Frequently asked questions

What is the difference between multi-tenant and single-tenant SaaS?

In single-tenant SaaS, each customer runs on their own separate instance of the app and database. In multi-tenant SaaS, all customers share one running instance, with data kept separate inside it. Multi-tenant is cheaper to operate and easier to update. Single-tenant is used when a customer has strict isolation or compliance requirements.

Is multi-tenant SaaS secure?

Yes, when built correctly. The key is enforcing tenant isolation at the database level, not just in application code. Row-level security in Postgres adds a hard enforcement layer that application bugs cannot bypass. The risk comes from missed filters or shared caches without tenant-keyed data. These are solvable problems, not fundamental flaws.

What database should I use for a multi-tenant SaaS app?

Postgres is the most common choice. It supports row-level security natively, handles schema-per-tenant setups well, and scales to serious workloads. For AI SaaS with vector search needs, Postgres extensions like pgvector keep your stack simple. The database choice matters less than getting the tenant isolation pattern right from the start.

When should I move a customer to dedicated infrastructure?

When they have a contract that requires it, a compliance audit that demands it, or a volume that creates noisy-neighbour problems for other tenants. Most customers never need it. Build for shared infrastructure first and add dedicated options as enterprise deals demand them. Trying to make every customer a silo from day one is expensive and slows you down.

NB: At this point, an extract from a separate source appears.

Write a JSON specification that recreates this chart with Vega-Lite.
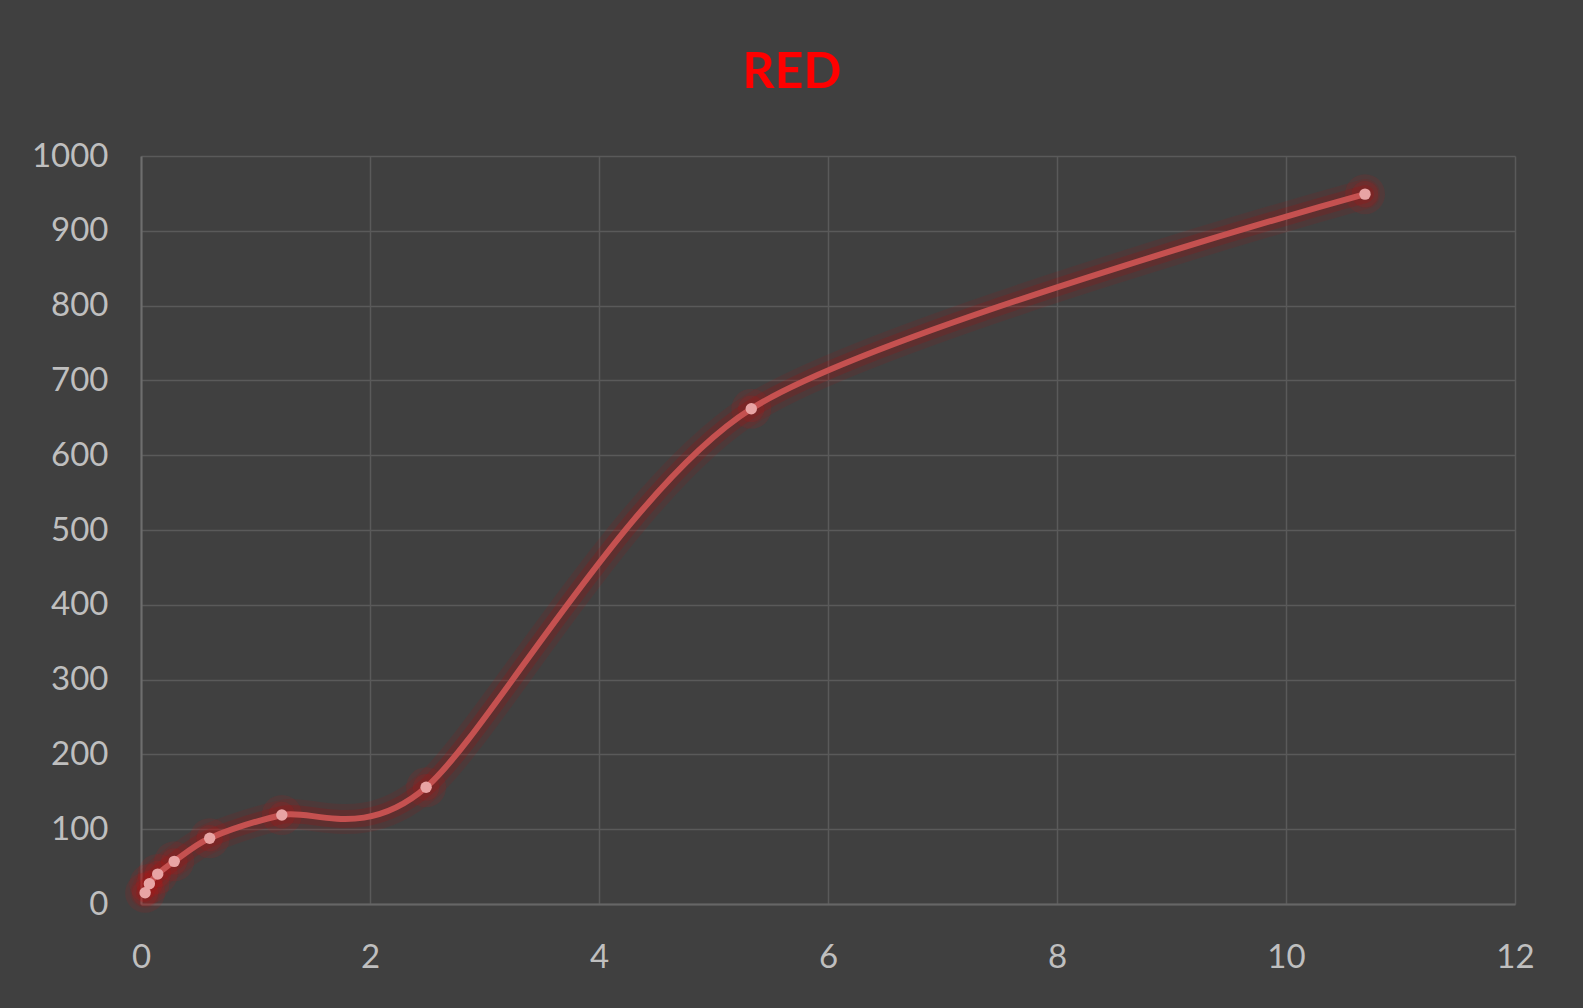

How do I handle AI features in a multi-tenant SaaS?

Treat AI context the same way you treat data. Every prompt, every cached embedding, every conversation history must be tagged to a tenant and isolated. Do not share AI context across tenants. Usage metrics need to be tracked per tenant from day one if you plan to charge for AI features. Build tenant context into your AI pipeline at the middleware layer, not as an afterthought.